◆ Given instruction: Copy exactly the lines from the one containing "Recreate this image" to the one containing "2502, 2508, 2508];", both lines included, and nothing else.

◆ Provided material:
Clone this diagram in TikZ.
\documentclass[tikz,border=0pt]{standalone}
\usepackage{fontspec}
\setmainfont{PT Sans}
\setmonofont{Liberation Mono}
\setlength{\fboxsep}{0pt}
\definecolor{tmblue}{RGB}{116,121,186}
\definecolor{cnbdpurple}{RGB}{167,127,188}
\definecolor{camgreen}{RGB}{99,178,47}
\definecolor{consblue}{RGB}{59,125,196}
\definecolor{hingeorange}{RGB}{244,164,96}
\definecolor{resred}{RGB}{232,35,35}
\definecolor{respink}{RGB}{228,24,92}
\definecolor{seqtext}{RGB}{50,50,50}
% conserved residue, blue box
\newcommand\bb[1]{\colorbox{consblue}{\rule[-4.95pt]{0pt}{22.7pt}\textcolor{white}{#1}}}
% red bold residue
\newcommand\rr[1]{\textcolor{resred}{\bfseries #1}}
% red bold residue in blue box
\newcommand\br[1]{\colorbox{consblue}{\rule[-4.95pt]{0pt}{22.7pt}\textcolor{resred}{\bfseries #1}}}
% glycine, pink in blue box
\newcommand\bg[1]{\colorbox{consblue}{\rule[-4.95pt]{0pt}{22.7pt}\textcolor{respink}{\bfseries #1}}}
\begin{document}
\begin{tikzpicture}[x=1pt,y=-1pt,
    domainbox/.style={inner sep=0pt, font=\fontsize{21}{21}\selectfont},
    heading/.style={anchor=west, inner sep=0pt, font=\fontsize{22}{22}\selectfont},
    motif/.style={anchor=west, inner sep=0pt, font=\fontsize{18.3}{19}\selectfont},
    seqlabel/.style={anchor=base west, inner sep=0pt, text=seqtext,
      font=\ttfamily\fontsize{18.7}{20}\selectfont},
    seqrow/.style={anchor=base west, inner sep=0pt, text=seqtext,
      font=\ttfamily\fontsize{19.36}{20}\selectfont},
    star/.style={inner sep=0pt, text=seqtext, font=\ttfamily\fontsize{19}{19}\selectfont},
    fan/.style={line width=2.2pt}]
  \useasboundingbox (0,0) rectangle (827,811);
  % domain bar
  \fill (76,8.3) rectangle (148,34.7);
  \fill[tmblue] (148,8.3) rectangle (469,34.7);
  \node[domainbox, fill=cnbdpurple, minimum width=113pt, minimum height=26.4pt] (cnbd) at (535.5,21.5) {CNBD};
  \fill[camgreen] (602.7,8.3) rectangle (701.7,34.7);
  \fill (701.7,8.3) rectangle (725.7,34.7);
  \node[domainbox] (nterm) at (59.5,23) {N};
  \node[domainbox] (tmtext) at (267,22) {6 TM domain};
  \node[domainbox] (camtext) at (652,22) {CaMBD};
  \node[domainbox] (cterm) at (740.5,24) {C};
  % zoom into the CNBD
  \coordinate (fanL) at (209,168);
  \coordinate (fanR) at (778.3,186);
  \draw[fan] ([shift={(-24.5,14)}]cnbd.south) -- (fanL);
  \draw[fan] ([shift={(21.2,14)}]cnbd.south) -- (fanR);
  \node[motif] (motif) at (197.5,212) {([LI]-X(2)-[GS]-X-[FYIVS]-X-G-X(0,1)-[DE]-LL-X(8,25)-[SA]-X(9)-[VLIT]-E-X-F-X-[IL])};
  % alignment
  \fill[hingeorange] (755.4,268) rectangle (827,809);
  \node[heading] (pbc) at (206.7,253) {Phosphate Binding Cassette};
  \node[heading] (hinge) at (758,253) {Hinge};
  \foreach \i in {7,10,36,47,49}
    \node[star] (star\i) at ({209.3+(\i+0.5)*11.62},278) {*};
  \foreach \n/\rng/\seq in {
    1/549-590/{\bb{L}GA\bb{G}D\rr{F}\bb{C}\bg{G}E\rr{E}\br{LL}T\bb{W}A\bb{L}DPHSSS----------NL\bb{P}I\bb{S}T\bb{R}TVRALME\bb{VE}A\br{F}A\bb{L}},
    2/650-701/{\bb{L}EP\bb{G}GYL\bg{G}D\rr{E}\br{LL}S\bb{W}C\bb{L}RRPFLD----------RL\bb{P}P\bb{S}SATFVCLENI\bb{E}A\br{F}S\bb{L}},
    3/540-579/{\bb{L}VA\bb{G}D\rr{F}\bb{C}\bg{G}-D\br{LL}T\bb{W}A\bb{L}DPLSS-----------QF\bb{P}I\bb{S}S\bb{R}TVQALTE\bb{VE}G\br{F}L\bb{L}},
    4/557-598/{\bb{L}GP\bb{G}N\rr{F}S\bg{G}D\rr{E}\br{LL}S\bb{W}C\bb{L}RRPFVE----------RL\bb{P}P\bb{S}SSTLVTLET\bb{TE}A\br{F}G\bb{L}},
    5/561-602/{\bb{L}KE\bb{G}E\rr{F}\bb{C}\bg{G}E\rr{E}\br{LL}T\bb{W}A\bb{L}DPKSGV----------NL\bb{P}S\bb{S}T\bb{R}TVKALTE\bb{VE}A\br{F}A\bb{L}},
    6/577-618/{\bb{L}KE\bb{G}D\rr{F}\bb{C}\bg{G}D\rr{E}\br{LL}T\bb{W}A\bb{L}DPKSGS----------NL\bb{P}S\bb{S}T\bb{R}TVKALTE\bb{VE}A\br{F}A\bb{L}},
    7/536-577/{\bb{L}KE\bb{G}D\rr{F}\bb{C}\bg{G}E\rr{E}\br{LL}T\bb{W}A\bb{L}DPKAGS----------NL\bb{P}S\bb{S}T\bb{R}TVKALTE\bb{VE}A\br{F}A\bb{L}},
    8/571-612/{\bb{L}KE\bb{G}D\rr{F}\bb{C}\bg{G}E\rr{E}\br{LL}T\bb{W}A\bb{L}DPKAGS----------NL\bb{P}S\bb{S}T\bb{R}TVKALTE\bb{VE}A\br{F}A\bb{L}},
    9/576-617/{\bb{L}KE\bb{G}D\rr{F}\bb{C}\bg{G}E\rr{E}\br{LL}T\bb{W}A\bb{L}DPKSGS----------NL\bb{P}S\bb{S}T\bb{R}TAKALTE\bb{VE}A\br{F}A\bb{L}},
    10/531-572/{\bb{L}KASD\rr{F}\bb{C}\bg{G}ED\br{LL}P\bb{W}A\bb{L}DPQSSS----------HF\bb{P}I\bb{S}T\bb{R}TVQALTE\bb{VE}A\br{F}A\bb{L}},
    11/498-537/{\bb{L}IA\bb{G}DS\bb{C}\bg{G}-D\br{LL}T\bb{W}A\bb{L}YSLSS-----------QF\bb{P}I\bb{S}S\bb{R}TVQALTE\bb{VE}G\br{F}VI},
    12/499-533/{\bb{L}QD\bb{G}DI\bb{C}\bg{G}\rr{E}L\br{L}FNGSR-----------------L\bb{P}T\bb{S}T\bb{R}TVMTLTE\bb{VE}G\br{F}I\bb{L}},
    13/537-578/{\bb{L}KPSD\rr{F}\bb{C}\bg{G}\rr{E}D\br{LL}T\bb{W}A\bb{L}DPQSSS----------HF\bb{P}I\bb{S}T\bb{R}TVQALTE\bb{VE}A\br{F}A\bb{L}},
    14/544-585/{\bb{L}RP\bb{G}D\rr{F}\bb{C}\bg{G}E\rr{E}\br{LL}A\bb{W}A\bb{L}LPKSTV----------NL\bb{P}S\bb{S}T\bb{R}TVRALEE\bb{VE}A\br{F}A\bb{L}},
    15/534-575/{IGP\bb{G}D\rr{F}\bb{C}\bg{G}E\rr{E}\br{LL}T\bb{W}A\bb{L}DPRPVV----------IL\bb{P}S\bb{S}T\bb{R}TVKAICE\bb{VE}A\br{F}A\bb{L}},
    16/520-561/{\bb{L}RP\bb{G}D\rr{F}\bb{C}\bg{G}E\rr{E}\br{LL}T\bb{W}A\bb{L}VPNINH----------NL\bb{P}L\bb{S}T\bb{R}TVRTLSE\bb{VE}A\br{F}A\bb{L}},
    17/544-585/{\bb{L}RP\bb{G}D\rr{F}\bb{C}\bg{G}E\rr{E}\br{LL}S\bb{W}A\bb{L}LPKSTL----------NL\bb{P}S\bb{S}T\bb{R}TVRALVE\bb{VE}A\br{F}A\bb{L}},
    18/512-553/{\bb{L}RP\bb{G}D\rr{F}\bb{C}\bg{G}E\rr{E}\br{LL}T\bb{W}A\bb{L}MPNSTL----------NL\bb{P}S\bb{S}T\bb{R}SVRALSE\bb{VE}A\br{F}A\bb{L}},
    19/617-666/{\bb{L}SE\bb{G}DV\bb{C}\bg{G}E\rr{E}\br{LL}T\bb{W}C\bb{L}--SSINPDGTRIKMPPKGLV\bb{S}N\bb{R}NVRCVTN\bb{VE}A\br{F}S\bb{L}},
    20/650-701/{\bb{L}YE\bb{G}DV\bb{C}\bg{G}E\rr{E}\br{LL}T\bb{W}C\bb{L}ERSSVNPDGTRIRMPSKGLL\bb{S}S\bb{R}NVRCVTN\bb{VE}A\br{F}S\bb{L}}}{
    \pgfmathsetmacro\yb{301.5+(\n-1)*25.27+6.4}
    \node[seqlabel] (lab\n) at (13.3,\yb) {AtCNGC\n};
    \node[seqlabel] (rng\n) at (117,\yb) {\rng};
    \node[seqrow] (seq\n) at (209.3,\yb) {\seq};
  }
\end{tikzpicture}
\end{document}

...

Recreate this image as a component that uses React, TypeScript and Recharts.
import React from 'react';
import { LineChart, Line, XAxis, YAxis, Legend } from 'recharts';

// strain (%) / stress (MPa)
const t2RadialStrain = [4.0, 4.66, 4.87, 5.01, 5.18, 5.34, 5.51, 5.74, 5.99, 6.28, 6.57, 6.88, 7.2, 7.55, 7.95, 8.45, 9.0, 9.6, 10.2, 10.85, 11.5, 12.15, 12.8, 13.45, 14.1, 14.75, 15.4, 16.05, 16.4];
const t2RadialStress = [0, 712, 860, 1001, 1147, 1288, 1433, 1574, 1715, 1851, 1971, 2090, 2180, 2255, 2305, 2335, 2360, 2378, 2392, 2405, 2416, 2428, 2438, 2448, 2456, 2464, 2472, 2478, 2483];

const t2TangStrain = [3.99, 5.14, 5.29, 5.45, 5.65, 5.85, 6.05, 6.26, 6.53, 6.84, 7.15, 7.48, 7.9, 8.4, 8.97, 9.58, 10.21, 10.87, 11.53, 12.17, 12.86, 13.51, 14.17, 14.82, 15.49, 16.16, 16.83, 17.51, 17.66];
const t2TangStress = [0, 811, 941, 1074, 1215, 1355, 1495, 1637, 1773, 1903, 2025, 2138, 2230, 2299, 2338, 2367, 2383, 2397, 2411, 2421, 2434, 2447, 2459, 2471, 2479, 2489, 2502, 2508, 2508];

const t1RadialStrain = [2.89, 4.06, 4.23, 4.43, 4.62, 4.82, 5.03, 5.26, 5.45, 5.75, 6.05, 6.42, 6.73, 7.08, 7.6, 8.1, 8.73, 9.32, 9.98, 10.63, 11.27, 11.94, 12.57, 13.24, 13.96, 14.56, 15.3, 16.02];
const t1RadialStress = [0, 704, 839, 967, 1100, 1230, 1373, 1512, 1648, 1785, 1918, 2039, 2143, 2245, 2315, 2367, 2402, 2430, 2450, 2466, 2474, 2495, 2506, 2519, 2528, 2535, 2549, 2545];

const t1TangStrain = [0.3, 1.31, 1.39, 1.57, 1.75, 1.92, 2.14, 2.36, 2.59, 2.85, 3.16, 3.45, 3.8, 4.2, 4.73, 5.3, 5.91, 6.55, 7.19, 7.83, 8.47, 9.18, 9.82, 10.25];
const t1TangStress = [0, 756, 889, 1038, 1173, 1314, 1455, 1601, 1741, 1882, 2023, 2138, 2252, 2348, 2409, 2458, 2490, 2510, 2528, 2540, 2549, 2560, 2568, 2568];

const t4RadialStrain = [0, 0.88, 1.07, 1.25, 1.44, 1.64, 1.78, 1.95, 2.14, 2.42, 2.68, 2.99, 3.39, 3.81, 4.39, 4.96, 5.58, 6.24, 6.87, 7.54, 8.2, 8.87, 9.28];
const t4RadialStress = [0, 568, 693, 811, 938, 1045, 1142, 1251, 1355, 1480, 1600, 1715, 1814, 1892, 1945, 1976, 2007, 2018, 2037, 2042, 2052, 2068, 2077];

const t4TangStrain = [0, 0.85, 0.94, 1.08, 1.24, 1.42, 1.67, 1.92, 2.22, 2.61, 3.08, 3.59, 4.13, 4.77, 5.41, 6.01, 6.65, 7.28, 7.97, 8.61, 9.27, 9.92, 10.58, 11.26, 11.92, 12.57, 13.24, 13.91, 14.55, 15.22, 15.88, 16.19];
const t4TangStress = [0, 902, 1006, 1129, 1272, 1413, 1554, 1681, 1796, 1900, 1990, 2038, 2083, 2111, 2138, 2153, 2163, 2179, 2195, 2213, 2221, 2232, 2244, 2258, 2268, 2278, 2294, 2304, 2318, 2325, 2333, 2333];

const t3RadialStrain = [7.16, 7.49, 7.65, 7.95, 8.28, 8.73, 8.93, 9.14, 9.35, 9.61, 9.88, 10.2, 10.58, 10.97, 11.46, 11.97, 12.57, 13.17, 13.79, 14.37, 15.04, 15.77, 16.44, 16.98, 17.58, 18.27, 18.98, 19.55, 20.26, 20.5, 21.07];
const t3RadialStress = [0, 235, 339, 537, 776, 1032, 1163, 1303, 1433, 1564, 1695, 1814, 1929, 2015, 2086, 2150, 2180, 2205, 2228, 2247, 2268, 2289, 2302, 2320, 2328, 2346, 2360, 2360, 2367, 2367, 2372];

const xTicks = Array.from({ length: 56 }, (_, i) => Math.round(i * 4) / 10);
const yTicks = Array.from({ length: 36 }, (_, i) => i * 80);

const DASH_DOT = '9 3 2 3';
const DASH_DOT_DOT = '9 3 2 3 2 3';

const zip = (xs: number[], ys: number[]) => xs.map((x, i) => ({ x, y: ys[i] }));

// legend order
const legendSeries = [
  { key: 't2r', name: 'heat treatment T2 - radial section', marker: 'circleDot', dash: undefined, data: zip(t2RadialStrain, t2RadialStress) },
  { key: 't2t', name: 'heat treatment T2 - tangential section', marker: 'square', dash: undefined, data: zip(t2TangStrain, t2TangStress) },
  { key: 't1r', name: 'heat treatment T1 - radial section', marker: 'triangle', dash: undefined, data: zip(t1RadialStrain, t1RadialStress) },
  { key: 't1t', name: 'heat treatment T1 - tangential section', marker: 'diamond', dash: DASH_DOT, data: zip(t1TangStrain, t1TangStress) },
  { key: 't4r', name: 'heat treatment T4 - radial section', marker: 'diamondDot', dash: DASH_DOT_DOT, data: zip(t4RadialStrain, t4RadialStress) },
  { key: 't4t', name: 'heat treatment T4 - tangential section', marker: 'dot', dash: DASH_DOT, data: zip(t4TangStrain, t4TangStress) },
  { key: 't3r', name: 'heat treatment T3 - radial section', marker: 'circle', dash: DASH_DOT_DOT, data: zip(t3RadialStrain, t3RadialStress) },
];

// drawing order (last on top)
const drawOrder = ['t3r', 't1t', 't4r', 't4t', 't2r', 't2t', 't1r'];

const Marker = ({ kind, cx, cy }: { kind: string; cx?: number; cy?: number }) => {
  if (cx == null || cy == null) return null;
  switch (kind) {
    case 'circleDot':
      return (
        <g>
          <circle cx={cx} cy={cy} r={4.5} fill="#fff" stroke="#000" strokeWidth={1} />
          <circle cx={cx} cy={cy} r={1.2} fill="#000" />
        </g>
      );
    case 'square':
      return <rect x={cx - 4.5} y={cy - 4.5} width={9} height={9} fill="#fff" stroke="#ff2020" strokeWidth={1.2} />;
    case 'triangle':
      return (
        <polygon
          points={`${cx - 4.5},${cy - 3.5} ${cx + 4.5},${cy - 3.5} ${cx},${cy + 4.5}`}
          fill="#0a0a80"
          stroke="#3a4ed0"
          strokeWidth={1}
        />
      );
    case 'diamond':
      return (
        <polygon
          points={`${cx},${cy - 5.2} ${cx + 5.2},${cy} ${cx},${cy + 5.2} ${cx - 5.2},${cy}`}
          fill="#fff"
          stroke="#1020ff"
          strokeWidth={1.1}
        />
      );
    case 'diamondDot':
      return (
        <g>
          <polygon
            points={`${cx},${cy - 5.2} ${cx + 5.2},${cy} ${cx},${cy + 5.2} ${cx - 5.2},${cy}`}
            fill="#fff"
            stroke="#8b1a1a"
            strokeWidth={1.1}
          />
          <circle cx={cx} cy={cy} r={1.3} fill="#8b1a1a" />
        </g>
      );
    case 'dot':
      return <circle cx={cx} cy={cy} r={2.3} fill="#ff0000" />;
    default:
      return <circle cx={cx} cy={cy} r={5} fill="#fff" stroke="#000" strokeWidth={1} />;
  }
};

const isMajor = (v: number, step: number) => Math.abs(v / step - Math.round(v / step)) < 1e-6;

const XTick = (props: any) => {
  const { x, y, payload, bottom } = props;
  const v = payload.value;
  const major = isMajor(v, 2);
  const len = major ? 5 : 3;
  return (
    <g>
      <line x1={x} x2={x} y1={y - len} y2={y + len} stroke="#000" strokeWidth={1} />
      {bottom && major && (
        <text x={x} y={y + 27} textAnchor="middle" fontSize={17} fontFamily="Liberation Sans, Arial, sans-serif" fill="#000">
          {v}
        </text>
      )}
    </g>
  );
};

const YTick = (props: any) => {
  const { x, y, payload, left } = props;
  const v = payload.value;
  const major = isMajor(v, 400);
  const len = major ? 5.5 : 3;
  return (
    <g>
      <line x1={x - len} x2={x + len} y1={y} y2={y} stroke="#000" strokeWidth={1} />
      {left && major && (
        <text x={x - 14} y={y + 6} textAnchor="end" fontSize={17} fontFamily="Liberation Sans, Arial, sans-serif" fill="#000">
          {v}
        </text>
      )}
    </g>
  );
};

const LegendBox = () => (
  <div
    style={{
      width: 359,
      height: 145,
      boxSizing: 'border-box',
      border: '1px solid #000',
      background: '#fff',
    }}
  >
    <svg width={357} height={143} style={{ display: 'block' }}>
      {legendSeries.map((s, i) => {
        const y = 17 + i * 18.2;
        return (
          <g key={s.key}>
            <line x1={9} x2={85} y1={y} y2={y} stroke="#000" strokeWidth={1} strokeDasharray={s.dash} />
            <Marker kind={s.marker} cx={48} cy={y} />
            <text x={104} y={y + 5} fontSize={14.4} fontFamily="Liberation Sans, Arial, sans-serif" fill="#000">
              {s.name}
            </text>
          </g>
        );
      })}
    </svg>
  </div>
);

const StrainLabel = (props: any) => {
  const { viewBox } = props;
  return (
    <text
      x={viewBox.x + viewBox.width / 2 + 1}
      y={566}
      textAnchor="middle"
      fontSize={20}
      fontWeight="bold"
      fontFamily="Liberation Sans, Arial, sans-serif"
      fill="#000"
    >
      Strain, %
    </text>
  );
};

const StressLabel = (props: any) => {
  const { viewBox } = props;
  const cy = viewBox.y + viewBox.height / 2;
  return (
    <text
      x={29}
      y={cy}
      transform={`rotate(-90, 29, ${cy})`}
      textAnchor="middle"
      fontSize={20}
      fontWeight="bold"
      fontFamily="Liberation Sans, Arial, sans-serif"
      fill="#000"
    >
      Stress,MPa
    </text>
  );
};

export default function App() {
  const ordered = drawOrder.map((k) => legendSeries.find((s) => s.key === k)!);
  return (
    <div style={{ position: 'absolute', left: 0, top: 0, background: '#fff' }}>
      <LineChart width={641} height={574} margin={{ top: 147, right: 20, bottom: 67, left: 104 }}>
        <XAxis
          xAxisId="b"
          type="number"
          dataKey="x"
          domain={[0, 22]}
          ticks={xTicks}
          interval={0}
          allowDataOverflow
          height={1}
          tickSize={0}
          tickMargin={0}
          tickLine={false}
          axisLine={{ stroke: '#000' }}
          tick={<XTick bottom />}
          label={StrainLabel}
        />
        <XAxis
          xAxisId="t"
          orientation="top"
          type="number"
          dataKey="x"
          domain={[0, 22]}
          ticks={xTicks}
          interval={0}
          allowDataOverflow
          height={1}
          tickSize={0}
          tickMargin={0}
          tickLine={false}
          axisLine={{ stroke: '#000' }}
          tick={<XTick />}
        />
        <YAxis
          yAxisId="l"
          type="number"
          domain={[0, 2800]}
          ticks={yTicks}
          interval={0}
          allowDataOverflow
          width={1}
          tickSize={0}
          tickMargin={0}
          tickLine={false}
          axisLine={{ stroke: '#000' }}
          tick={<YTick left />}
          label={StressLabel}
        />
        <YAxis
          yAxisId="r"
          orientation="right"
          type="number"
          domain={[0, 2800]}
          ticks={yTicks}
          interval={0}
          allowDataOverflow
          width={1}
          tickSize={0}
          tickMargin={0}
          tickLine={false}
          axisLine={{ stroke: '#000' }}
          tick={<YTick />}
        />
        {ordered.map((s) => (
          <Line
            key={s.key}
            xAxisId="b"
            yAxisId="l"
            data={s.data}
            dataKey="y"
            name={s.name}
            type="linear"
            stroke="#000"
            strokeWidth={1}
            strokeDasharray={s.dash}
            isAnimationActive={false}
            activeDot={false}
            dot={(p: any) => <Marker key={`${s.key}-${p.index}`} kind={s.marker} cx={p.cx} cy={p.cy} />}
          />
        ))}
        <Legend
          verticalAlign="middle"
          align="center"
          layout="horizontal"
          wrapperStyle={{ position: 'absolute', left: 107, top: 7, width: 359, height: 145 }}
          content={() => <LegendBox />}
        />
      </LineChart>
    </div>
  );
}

==

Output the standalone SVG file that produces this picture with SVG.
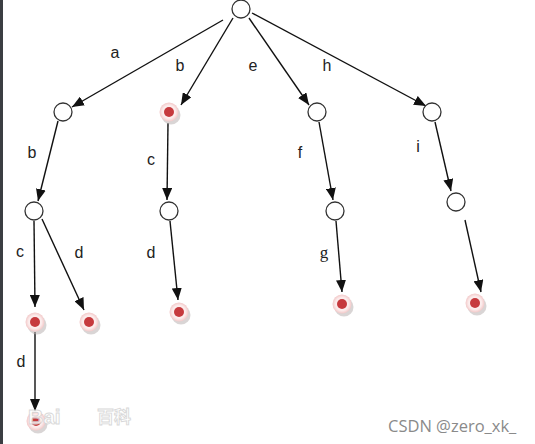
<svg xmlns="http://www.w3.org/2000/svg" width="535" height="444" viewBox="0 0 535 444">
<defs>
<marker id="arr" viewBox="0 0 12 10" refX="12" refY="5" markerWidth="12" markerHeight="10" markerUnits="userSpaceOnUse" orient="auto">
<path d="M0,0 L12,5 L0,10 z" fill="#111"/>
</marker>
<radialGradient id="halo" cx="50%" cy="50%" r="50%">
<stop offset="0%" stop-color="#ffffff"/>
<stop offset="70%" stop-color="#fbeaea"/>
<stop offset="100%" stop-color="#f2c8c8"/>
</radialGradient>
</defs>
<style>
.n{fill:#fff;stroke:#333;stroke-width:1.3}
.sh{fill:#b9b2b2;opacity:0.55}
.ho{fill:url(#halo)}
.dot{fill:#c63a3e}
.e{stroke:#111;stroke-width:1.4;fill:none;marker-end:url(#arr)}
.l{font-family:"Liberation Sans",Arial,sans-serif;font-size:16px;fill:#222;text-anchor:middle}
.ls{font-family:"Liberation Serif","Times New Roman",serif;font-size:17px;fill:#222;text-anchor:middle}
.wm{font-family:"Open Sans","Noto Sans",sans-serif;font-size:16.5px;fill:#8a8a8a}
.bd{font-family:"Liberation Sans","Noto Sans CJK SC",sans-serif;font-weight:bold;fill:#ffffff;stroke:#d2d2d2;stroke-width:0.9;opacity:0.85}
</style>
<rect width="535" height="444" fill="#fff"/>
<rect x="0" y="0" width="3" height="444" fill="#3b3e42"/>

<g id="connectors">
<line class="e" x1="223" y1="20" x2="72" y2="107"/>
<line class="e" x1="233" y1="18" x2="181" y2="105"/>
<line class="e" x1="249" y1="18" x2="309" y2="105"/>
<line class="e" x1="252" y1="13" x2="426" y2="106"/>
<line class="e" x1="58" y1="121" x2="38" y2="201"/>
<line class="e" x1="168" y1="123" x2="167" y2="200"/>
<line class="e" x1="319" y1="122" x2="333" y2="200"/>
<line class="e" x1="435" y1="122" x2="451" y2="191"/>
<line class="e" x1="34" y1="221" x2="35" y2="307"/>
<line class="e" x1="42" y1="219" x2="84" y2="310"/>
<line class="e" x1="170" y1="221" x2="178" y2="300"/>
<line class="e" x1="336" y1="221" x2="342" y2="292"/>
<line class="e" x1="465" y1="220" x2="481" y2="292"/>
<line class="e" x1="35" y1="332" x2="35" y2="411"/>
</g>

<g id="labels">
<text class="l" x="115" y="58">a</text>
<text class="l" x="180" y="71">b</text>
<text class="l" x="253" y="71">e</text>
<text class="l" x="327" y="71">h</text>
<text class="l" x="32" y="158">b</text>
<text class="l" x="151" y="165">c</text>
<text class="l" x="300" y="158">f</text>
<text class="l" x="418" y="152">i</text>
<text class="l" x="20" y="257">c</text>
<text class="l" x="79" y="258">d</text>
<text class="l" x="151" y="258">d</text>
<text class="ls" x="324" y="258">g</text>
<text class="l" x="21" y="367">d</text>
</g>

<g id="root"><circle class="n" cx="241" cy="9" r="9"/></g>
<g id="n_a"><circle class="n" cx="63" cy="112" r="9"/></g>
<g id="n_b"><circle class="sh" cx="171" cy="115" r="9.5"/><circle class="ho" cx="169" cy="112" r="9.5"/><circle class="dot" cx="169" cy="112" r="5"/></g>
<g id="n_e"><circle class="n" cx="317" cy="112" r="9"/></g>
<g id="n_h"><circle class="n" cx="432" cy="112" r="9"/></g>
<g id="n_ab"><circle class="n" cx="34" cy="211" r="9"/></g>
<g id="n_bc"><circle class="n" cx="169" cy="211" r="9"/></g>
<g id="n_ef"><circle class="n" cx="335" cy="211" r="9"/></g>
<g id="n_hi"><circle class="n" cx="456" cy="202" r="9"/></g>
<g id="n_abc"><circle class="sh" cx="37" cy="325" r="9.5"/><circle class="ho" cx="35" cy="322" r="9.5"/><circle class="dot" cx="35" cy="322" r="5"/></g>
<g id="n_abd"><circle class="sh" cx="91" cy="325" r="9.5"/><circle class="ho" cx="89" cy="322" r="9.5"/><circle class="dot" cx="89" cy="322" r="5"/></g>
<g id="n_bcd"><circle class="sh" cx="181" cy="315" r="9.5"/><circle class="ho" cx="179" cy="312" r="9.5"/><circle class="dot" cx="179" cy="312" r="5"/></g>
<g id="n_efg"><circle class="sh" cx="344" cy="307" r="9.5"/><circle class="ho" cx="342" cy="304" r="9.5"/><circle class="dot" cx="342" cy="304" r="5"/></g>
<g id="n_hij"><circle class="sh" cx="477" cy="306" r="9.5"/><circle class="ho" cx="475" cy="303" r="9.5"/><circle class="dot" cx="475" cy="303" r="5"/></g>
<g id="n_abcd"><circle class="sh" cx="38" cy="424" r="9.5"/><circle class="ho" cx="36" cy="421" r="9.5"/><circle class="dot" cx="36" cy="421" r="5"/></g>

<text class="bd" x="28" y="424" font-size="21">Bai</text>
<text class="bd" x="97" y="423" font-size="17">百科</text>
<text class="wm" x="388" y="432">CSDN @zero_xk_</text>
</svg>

◆ Task solution:
Recreate this image as a component that uses React, TypeScript and Recharts.
import React from 'react';
import { LineChart, Line, XAxis, YAxis, Legend } from 'recharts';

// strain (%) / stress (MPa)
const t2RadialStrain = [4.0, 4.66, 4.87, 5.01, 5.18, 5.34, 5.51, 5.74, 5.99, 6.28, 6.57, 6.88, 7.2, 7.55, 7.95, 8.45, 9.0, 9.6, 10.2, 10.85, 11.5, 12.15, 12.8, 13.45, 14.1, 14.75, 15.4, 16.05, 16.4];
const t2RadialStress = [0, 712, 860, 1001, 1147, 1288, 1433, 1574, 1715, 1851, 1971, 2090, 2180, 2255, 2305, 2335, 2360, 2378, 2392, 2405, 2416, 2428, 2438, 2448, 2456, 2464, 2472, 2478, 2483];

const t2TangStrain = [3.99, 5.14, 5.29, 5.45, 5.65, 5.85, 6.05, 6.26, 6.53, 6.84, 7.15, 7.48, 7.9, 8.4, 8.97, 9.58, 10.21, 10.87, 11.53, 12.17, 12.86, 13.51, 14.17, 14.82, 15.49, 16.16, 16.83, 17.51, 17.66];
const t2TangStress = [0, 811, 941, 1074, 1215, 1355, 1495, 1637, 1773, 1903, 2025, 2138, 2230, 2299, 2338, 2367, 2383, 2397, 2411, 2421, 2434, 2447, 2459, 2471, 2479, 2489, 2502, 2508, 2508];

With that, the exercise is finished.